# Source data start
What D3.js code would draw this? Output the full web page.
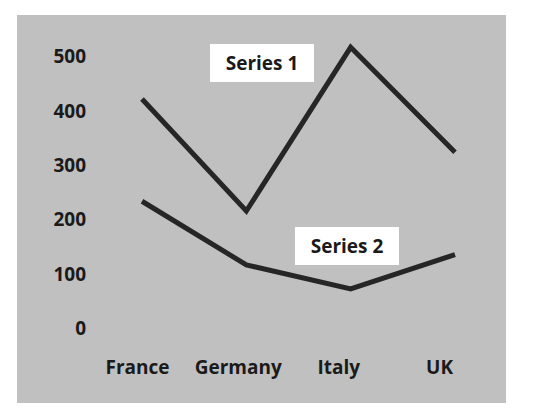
<!DOCTYPE html>
<html><head><meta charset="utf-8">
<script src="https://cdn.jsdelivr.net/npm/d3@7"></script>
<style>body{margin:0;background:#fff;}svg{display:block;}</style>
</head><body>
<script>
const categories = ["France","Germany","Italy","UK"];
const series1 = [421, 215, 516, 323];
const series2 = [233, 116, 72, 135];
const yTicks = [0,100,200,300,400,500];
const seriesNames = ["Series 1","Series 2"];

const W = 546, H = 418;
const svg = d3.select("body").append("svg").attr("width", W).attr("height", H);
svg.append("rect").attr("x",17).attr("y",15).attr("width",489).attr("height",388).attr("fill","#c0c0c0");

const font = "'Open Sans', sans-serif";
const y = d3.scaleLinear().domain([0,500]).range([328,56]);
const xLine = d3.scalePoint().domain(categories).range([142,455]);
const xLabel = d3.scalePoint().domain(categories).range([137,439]);

const yAxis = svg.append("g").attr("transform","translate(86,0)")
  .call(d3.axisLeft(y).tickValues(yTicks).tickSize(0).tickPadding(0).tickFormat(d3.format("d")));
yAxis.select(".domain").remove();
yAxis.selectAll("text").attr("font-family",font).attr("font-weight",700).attr("font-size",19).attr("fill","#1a1a1a").attr("dy","0.35em");

const xAxis = svg.append("g").attr("transform","translate(0,367)")
  .call(d3.axisBottom(xLabel).tickSize(0).tickPadding(0));
xAxis.select(".domain").remove();
xAxis.selectAll("text").attr("font-family",font).attr("font-weight",700).attr("font-size",19).attr("fill","#1a1a1a").attr("dy","0.35em");

const line = d3.line().x((d,i)=>xLine(categories[i])).y(d=>y(d));
[series1, series2].forEach(s=>{
  svg.append("path").datum(s).attr("d",line).attr("fill","none")
    .attr("stroke","#262626").attr("stroke-width",5).attr("stroke-linejoin","miter").attr("stroke-linecap","butt");
});

const boxes = [{x:210,y:44,w:104,h:38},{x:295,y:227,w:104,h:38}];
seriesNames.forEach((n,i)=>{
  const b = boxes[i];
  svg.append("rect").attr("x",b.x).attr("y",b.y).attr("width",b.w).attr("height",b.h).attr("fill","#fff");
  svg.append("text").attr("x",b.x+b.w/2).attr("y",b.y+b.h/2).attr("dy","0.35em").attr("text-anchor","middle")
    .attr("font-family",font).attr("font-weight",700).attr("font-size",19).attr("fill","#1a1a1a").text(n);
});
</script>
</body></html>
# Source data end
Exercise task –
Leave out the pictures and print every line of the data exactly.

Reply to the task –
What D3.js code would draw this? Output the full web page.
<!DOCTYPE html>
<html><head><meta charset="utf-8">
<script src="https://cdn.jsdelivr.net/npm/d3@7"></script>
<style>body{margin:0;background:#fff;}svg{display:block;}</style>
</head><body>
<script>
const categories = ["France","Germany","Italy","UK"];
const series1 = [421, 215, 516, 323];
const series2 = [233, 116, 72, 135];
const yTicks = [0,100,200,300,400,500];
const seriesNames = ["Series 1","Series 2"];

const W = 546, H = 418;
const svg = d3.select("body").append("svg").attr("width", W).attr("height", H);
svg.append("rect").attr("x",17).attr("y",15).attr("width",489).attr("height",388).attr("fill","#c0c0c0");

const font = "'Open Sans', sans-serif";
const y = d3.scaleLinear().domain([0,500]).range([328,56]);
const xLine = d3.scalePoint().domain(categories).range([142,455]);
const xLabel = d3.scalePoint().domain(categories).range([137,439]);

const yAxis = svg.append("g").attr("transform","translate(86,0)")
  .call(d3.axisLeft(y).tickValues(yTicks).tickSize(0).tickPadding(0).tickFormat(d3.format("d")));
yAxis.select(".domain").remove();
yAxis.selectAll("text").attr("font-family",font).attr("font-weight",700).attr("font-size",19).attr("fill","#1a1a1a").attr("dy","0.35em");

const xAxis = svg.append("g").attr("transform","translate(0,367)")
  .call(d3.axisBottom(xLabel).tickSize(0).tickPadding(0));
xAxis.select(".domain").remove();
xAxis.selectAll("text").attr("font-family",font).attr("font-weight",700).attr("font-size",19).attr("fill","#1a1a1a").attr("dy","0.35em");

const line = d3.line().x((d,i)=>xLine(categories[i])).y(d=>y(d));
[series1, series2].forEach(s=>{
  svg.append("path").datum(s).attr("d",line).attr("fill","none")
    .attr("stroke","#262626").attr("stroke-width",5).attr("stroke-linejoin","miter").attr("stroke-linecap","butt");
});

const boxes = [{x:210,y:44,w:104,h:38},{x:295,y:227,w:104,h:38}];
seriesNames.forEach((n,i)=>{
  const b = boxes[i];
  svg.append("rect").attr("x",b.x).attr("y",b.y).attr("width",b.w).attr("height",b.h).attr("fill","#fff");
  svg.append("text").attr("x",b.x+b.w/2).attr("y",b.y+b.h/2).attr("dy","0.35em").attr("text-anchor","middle")
    .attr("font-family",font).attr("font-weight",700).attr("font-size",19).attr("fill","#1a1a1a").text(n);
});
</script>
</body></html>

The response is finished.